#### TASK INSTRUCTIONS
Reading down the listing below, count the lines where the word "this" shows up, then give only that count.

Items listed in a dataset
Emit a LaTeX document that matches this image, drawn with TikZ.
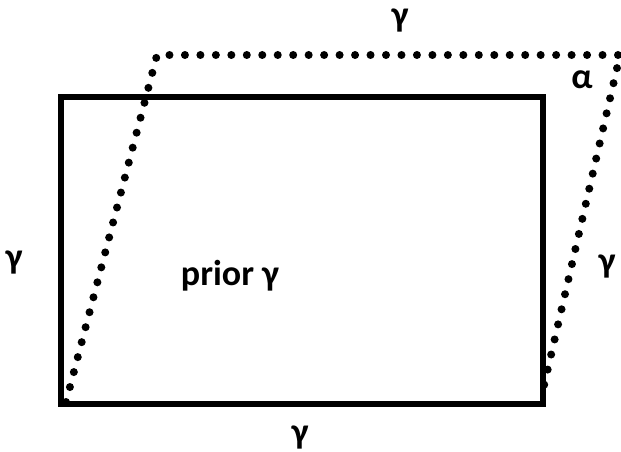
\documentclass[tikz,border=0pt]{standalone}
\usepackage{fontspec}
\setmainfont{Carlito}
\usetikzlibrary{positioning}
\tikzset{
  frame/.style={line width=4.9pt},
  slanted/.style={line width=6pt,line cap=round,dash pattern=on 0pt off 11.6pt},
  lbl/.style={font=\bfseries\fontsize{27}{32}\selectfont,inner sep=0pt}
}
\begin{document}
\begin{tikzpicture}[x=0.75pt,y=-0.75pt]
  \useasboundingbox (0,0) rectangle (621,452);
  % prior rectangle
  \coordinate (rbl) at (61,404);
  \coordinate (rtr) at (543,97);
  \draw[frame] (rbl) rectangle (rtr);
  % sheared shape
  \coordinate (pbl) at (66,402);
  \coordinate (ptl) at (157,55);
  \coordinate (ptr) at (620,55);
  \coordinate (pbr) at (543,390);
  \draw[slanted] (pbl) -- (ptl) -- (ptr) -- (pbr);
  % labels
  \node[lbl] (top) at (400,21) {γ};
  \node[lbl] (alpha) at (582,80) {α};
  \node[lbl] (left) at (14,263) {γ};
  \node[lbl] (right) at (607,267) {γ};
  \node[lbl] (prior) at (230,276) {prior γ};
  \node[lbl] (bottom) at (300,438) {γ};
\end{tikzpicture}
\end{document}
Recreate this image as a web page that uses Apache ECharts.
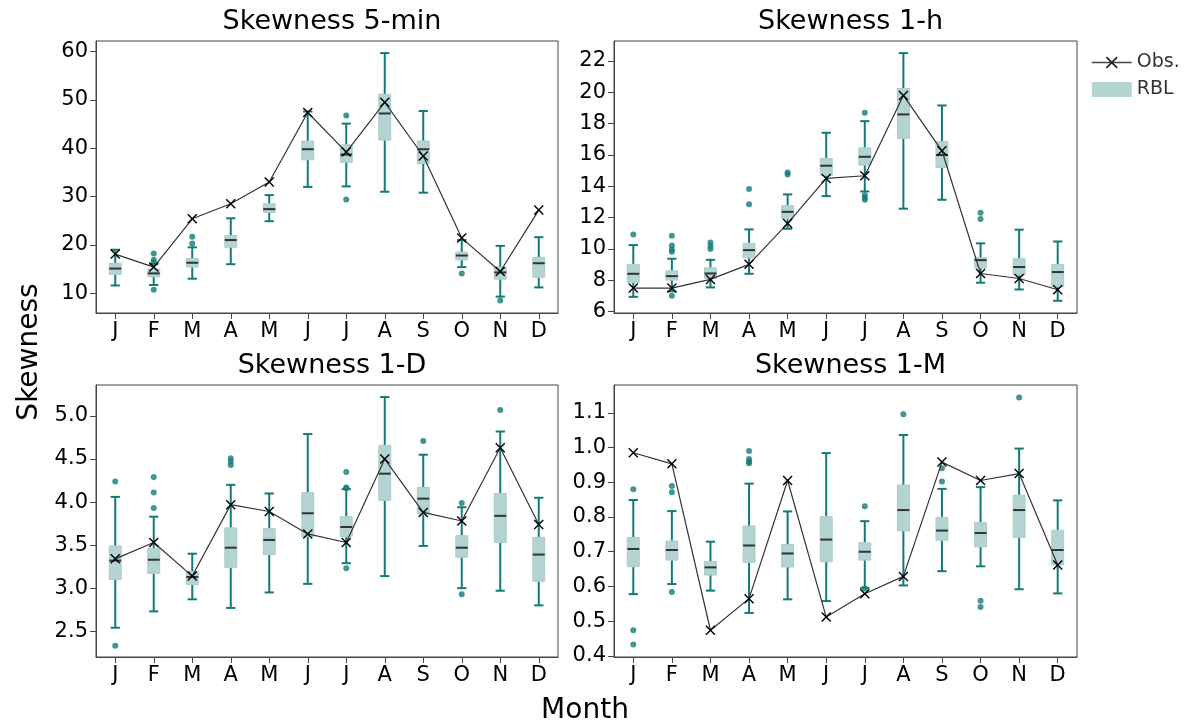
<!DOCTYPE html>
<html>
<head>
<meta charset="utf-8">
<script src="https://cdn.jsdelivr.net/npm/echarts@6/dist/echarts.min.js"></script>
<style>
  html, body { margin: 0; padding: 0; background: #fff; }
  #chart { width: 1193px; height: 727px; }
</style>
</head>
<body>
<div id="chart"></div>
<script>
// month labels
var months = ['J', 'F', 'M', 'A', 'M', 'J', 'J', 'A', 'S', 'O', 'N', 'D'];

// RBL boxes: [min, q1, median, q3, max] per month
var box5min = [
  [11.6, 13.9, 15.1, 16.2, 19.0], [11.7, 13.4, 14.1, 15.0, 16.0], [13.0, 15.4, 16.3, 17.2, 19.5],
  [16.0, 19.5, 21.0, 21.9, 25.5], [24.9, 26.7, 27.4, 28.5, 30.3], [32.0, 37.6, 39.8, 41.5, 47.6],
  [32.1, 37.1, 38.7, 40.7, 45.1], [31.0, 41.7, 47.2, 51.2, 59.7], [30.8, 36.8, 39.8, 41.5, 47.7],
  [15.4, 16.9, 17.8, 18.5, 21.0], [9.3, 12.9, 14.3, 15.4, 19.8], [11.2, 13.3, 16.2, 17.4, 21.6]
];
var box1h = [
  [6.95, 7.87, 8.42, 9.02, 10.25], [7.3, 8.02, 8.27, 8.61, 9.38], [7.55, 8.12, 8.44, 8.80, 9.31],
  [8.42, 9.44, 9.93, 10.36, 11.25], [11.29, 11.93, 12.37, 12.76, 13.48], [13.37, 14.69, 15.31, 15.77, 17.41],
  [13.67, 15.35, 15.88, 16.45, 18.15], [12.57, 17.05, 18.58, 20.24, 22.49], [13.14, 15.2, 15.99, 16.84, 19.15],
  [7.85, 8.80, 9.29, 9.44, 10.36], [7.42, 8.34, 8.85, 9.38, 11.23], [6.70, 7.59, 8.53, 9.02, 10.48]
];
var box1D = [
  [2.54, 3.10, 3.32, 3.49, 4.06], [2.73, 3.17, 3.33, 3.46, 3.83], [2.87, 3.04, 3.13, 3.19, 3.40],
  [2.77, 3.24, 3.47, 3.70, 4.20], [2.95, 3.39, 3.56, 3.69, 4.10], [3.05, 3.60, 3.87, 4.11, 4.79],
  [3.29, 3.60, 3.71, 3.83, 4.15], [3.14, 4.02, 4.33, 4.66, 5.22], [3.49, 3.86, 4.04, 4.17, 4.55],
  [3.00, 3.36, 3.47, 3.61, 3.94], [2.97, 3.53, 3.84, 4.10, 4.82], [2.80, 3.08, 3.39, 3.59, 4.05]
];
var box1M = [
  [0.578, 0.657, 0.708, 0.741, 0.849], [0.607, 0.676, 0.705, 0.731, 0.817], [0.588, 0.633, 0.655, 0.672, 0.729],
  [0.524, 0.669, 0.718, 0.774, 0.896], [0.563, 0.656, 0.695, 0.721, 0.816], [0.558, 0.671, 0.735, 0.801, 0.984],
  [0.596, 0.676, 0.700, 0.726, 0.788], [0.603, 0.760, 0.820, 0.892, 1.036], [0.644, 0.733, 0.761, 0.799, 0.881],
  [0.658, 0.714, 0.754, 0.784, 0.886], [0.592, 0.741, 0.820, 0.863, 0.997], [0.580, 0.662, 0.705, 0.762, 0.848]
];

// observed values
var obs5min = [18.1, 15.4, 25.4, 28.5, 33.0, 47.4, 39.2, 49.5, 38.4, 21.4, 14.5, 27.2];
var obs1h = [7.51, 7.51, 8.06, 9.02, 11.63, 14.5, 14.67, 19.79, 16.26, 8.44, 8.12, 7.40];
var obs1D = [3.34, 3.53, 3.14, 3.97, 3.89, 3.63, 3.53, 4.50, 3.88, 3.78, 4.63, 3.74];
var obs1M = [0.985, 0.953, 0.474, 0.565, 0.905, 0.512, 0.579, 0.629, 0.958, 0.905, 0.925, 0.662];

// outliers: [month index, value]
var out5min = [[1, 18.2], [1, 16.9], [1, 16.4], [1, 10.7], [2, 21.7], [2, 20.3], [6, 46.8], [6, 29.4], [9, 14.1], [10, 8.5]];
var out1h = [[0, 10.93], [1, 10.84], [1, 10.23], [1, 9.97], [1, 9.82], [1, 7.02], [2, 10.42], [2, 10.19], [2, 10.0],
  [3, 13.82], [3, 12.86], [4, 14.88], [4, 14.75], [6, 18.69], [6, 13.44], [6, 13.27], [6, 13.14], [9, 12.31], [9, 11.91]];
var out1D = [[0, 4.24], [0, 2.33], [1, 4.29], [1, 4.11], [1, 3.93], [3, 4.51], [3, 4.47], [3, 4.43],
  [6, 4.35], [6, 4.17], [6, 4.16], [6, 3.23], [8, 4.71], [9, 3.99], [9, 2.93], [10, 5.07]];
var out1M = [[0, 0.880], [0, 0.474], [0, 0.433], [1, 0.889], [1, 0.871], [1, 0.584], [3, 0.990], [3, 0.967],
  [3, 0.959], [3, 0.955], [6, 0.831], [6, 0.594], [7, 1.096], [8, 0.940], [8, 0.902], [9, 0.559], [9, 0.541], [10, 1.144]];

// y tick labels
var ticks5min = [10, 20, 30, 40, 50, 60];
var ticks1h = [6, 8, 10, 12, 14, 16, 18, 20, 22];
var ticks1D = [2.5, 3.0, 3.5, 4.0, 4.5, 5.0];
var ticks1M = [0.4, 0.5, 0.6, 0.7, 0.8, 0.9, 1.0, 1.1];

var titles = ['Skewness 5-min', 'Skewness 1-h', 'Skewness 1-D', 'Skewness 1-M'];

var teal = '#137a78';
var boxFill = '#b4d4d2';
var font = 'DejaVu Sans';

var panels = [
  { box: box5min, obs: obs5min, out: out5min, ticks: ticks5min, min: 5.9, max: 62.2, dec: 0, grid: { left: 96, top: 41, width: 462, height: 272 } },
  { box: box1h, obs: obs1h, out: out1h, ticks: ticks1h, min: 5.92, max: 23.26, dec: 0, grid: { left: 614, top: 41, width: 463, height: 272 } },
  { box: box1D, obs: obs1D, out: out1D, ticks: ticks1D, min: 2.2, max: 5.36, dec: 1, grid: { left: 96, top: 385, width: 462, height: 272 } },
  { box: box1M, obs: obs1M, out: out1M, ticks: ticks1M, min: 0.397, max: 1.18, dec: 1, grid: { left: 614, top: 385, width: 463, height: 272 } }
];

var xMark = 'path://M0,1L1,0L5,4L9,0L10,1L6,5L10,9L9,10L5,6L1,10L0,9L4,5Z';

function renderBox(params, api) {
  var i = api.value(0);
  var pMin = api.coord([i, api.value(1)]);
  var pQ1 = api.coord([i, api.value(2)]);
  var pMed = api.coord([i, api.value(3)]);
  var pQ3 = api.coord([i, api.value(4)]);
  var pMax = api.coord([i, api.value(5)]);
  var band = api.size([1, 0])[0];
  var bw = band * 0.31, cw = band * 0.24;
  var cx = pMin[0];
  var whisker = { stroke: teal, lineWidth: 2 };
  return {
    type: 'group',
    children: [
      { type: 'line', shape: { x1: cx, y1: pQ1[1], x2: cx, y2: pMin[1] }, style: whisker },
      { type: 'line', shape: { x1: cx, y1: pQ3[1], x2: cx, y2: pMax[1] }, style: whisker },
      { type: 'line', shape: { x1: cx - cw / 2, y1: pMin[1], x2: cx + cw / 2, y2: pMin[1] }, style: whisker },
      { type: 'line', shape: { x1: cx - cw / 2, y1: pMax[1], x2: cx + cw / 2, y2: pMax[1] }, style: whisker },
      { type: 'rect', shape: { x: cx - bw / 2, y: pQ3[1], width: bw, height: pQ1[1] - pQ3[1] },
        style: { fill: boxFill, stroke: '#a8cdca', lineWidth: 1 } },
      { type: 'line', shape: { x1: cx - bw / 2, y1: pMed[1], x2: cx + bw / 2, y2: pMed[1] },
        style: { stroke: '#333', lineWidth: 2 } }
    ]
  };
}

var grids = [], xAxes = [], yAxes = [], series = [], titleOpts = [];
panels.forEach(function (p, k) {
  grids.push(Object.assign({ show: true, borderColor: '#444', borderWidth: 1, backgroundColor: 'transparent' }, p.grid));
  titleOpts.push({
    text: titles[k],
    left: p.grid.left + p.grid.width / 2,
    top: p.grid.top - 38,
    textAlign: 'center',
    textStyle: { fontFamily: font, fontSize: 27, fontWeight: 'normal', color: '#000' }
  });
  xAxes.push({
    type: 'category', gridIndex: k, data: months, boundaryGap: true,
    axisLine: { show: true, lineStyle: { color: '#444' } },
    axisTick: { show: true, alignWithLabel: true, length: 6, lineStyle: { color: '#444' } },
    axisLabel: { fontFamily: font, fontSize: 21, color: '#000', margin: 8, interval: 0 },
    splitLine: { show: false }
  });
  yAxes.push({
    type: 'value', gridIndex: k, min: p.min, max: p.max,
    axisLine: { show: true, lineStyle: { color: '#444' } },
    axisTick: { show: true, length: 6, lineStyle: { color: '#444' }, customValues: p.ticks },
    axisLabel: {
      fontFamily: font, fontSize: 21, color: '#000', margin: 8, customValues: p.ticks,
      formatter: (function (d) { return function (v) { return v.toFixed(d); }; })(p.dec)
    },
    splitLine: { show: false }
  });
  series.push({
    name: 'Outliers', type: 'scatter', xAxisIndex: k, yAxisIndex: k,
    data: p.out, symbol: 'circle', symbolSize: 6,
    itemStyle: { color: teal }, z: 2, silent: true
  });
  series.push({
    name: 'RBL', type: 'custom', xAxisIndex: k, yAxisIndex: k,
    data: p.box.map(function (b, i) { return [i].concat(b); }),
    encode: { x: 0, y: [1, 2, 3, 4, 5] },
    renderItem: renderBox, itemStyle: { color: boxFill }, z: 3, silent: true
  });
  series.push({
    name: 'Obs.', type: 'line', xAxisIndex: k, yAxisIndex: k,
    data: p.obs, symbol: xMark, symbolSize: 10, showSymbol: true,
    lineStyle: { color: '#333', width: 1.2 },
    itemStyle: { color: '#000' }, z: 5, silent: true
  });
});

var myChart = echarts.init(document.getElementById('chart'), null, { renderer: 'canvas' });
myChart.setOption({
  animation: false,
  title: titleOpts,
  grid: grids,
  xAxis: xAxes,
  yAxis: yAxes,
  legend: {
    left: 1086, top: 48, orient: 'vertical', itemWidth: 40, itemHeight: 15, itemGap: 8,
    textStyle: { fontFamily: font, fontSize: 19, color: '#333' },
    data: [
      { name: 'Obs.', itemStyle: { color: '#222' }, lineStyle: { color: '#444', width: 1.5 } },
      { name: 'RBL', icon: 'rect', itemStyle: { color: boxFill } }
    ]
  },
  graphic: [
    { type: 'text', x: 30, y: 352, rotation: Math.PI / 2,
      style: { text: 'Skewness', font: '28px "DejaVu Sans"', fill: '#000', textAlign: 'center', textVerticalAlign: 'middle' } },
    { type: 'text', x: 585, y: 711,
      style: { text: 'Month', font: '28px "DejaVu Sans"', fill: '#000', textAlign: 'center', textVerticalAlign: 'middle' } }
  ],
  series: series
});
</script>
</body>
</html>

#### SOLUTION
2